- Set problem: Retype exactly what runs from the first line of the data to the line with "from matplotlib.path import Path", keeping both of those lines and skipping pictures.

----- Provided material

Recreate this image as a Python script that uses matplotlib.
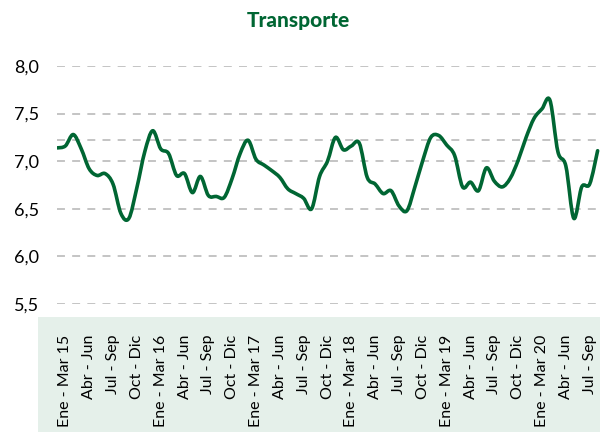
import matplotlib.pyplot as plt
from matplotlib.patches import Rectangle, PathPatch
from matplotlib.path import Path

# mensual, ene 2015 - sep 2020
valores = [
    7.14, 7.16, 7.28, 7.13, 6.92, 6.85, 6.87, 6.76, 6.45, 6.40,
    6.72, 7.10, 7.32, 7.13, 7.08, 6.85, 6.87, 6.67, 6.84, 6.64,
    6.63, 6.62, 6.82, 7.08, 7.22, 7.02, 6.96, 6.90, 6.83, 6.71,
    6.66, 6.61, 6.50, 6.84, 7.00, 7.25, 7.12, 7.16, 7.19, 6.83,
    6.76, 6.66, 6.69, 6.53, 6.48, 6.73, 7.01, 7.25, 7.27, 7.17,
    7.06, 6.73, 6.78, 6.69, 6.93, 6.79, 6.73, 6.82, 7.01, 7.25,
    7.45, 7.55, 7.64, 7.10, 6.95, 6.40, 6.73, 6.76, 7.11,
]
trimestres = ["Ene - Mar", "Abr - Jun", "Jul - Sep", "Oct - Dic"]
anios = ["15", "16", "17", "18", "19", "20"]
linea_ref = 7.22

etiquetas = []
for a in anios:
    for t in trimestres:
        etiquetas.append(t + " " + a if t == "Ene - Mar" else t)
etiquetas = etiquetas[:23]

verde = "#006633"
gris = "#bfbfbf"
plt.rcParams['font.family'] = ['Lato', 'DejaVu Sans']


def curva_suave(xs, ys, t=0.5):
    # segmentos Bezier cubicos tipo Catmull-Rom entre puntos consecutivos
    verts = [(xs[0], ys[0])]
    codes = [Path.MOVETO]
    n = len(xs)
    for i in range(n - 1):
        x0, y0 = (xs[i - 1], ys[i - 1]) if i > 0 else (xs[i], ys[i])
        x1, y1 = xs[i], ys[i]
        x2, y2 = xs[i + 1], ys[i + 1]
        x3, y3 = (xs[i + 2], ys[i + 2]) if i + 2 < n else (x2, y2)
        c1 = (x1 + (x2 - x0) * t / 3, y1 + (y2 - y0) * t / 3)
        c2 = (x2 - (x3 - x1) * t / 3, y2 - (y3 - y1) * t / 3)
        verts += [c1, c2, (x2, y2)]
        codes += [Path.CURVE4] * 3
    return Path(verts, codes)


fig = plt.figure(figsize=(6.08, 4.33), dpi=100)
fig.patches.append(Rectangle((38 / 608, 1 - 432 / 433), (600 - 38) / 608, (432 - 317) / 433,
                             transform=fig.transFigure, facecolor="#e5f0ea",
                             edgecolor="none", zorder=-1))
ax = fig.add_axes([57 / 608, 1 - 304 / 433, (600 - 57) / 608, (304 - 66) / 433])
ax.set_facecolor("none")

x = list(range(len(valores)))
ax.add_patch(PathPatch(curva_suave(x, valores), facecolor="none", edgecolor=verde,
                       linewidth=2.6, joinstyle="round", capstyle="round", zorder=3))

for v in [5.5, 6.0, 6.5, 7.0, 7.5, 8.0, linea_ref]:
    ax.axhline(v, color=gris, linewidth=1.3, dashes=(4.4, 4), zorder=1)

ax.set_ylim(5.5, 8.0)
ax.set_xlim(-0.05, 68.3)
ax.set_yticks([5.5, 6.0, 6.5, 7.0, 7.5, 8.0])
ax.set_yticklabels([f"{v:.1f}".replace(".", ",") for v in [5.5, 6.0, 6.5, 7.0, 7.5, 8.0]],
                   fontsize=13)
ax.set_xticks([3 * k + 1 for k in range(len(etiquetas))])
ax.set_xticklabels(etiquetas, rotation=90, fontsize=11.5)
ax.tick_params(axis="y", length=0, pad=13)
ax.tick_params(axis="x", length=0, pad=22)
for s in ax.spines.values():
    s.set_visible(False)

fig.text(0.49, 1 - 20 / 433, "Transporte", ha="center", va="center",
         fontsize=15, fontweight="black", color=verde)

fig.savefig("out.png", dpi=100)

----------

- Exercise response:
Recreate this image as a Python script that uses matplotlib.
import matplotlib.pyplot as plt
from matplotlib.patches import Rectangle, PathPatch
from matplotlib.path import Path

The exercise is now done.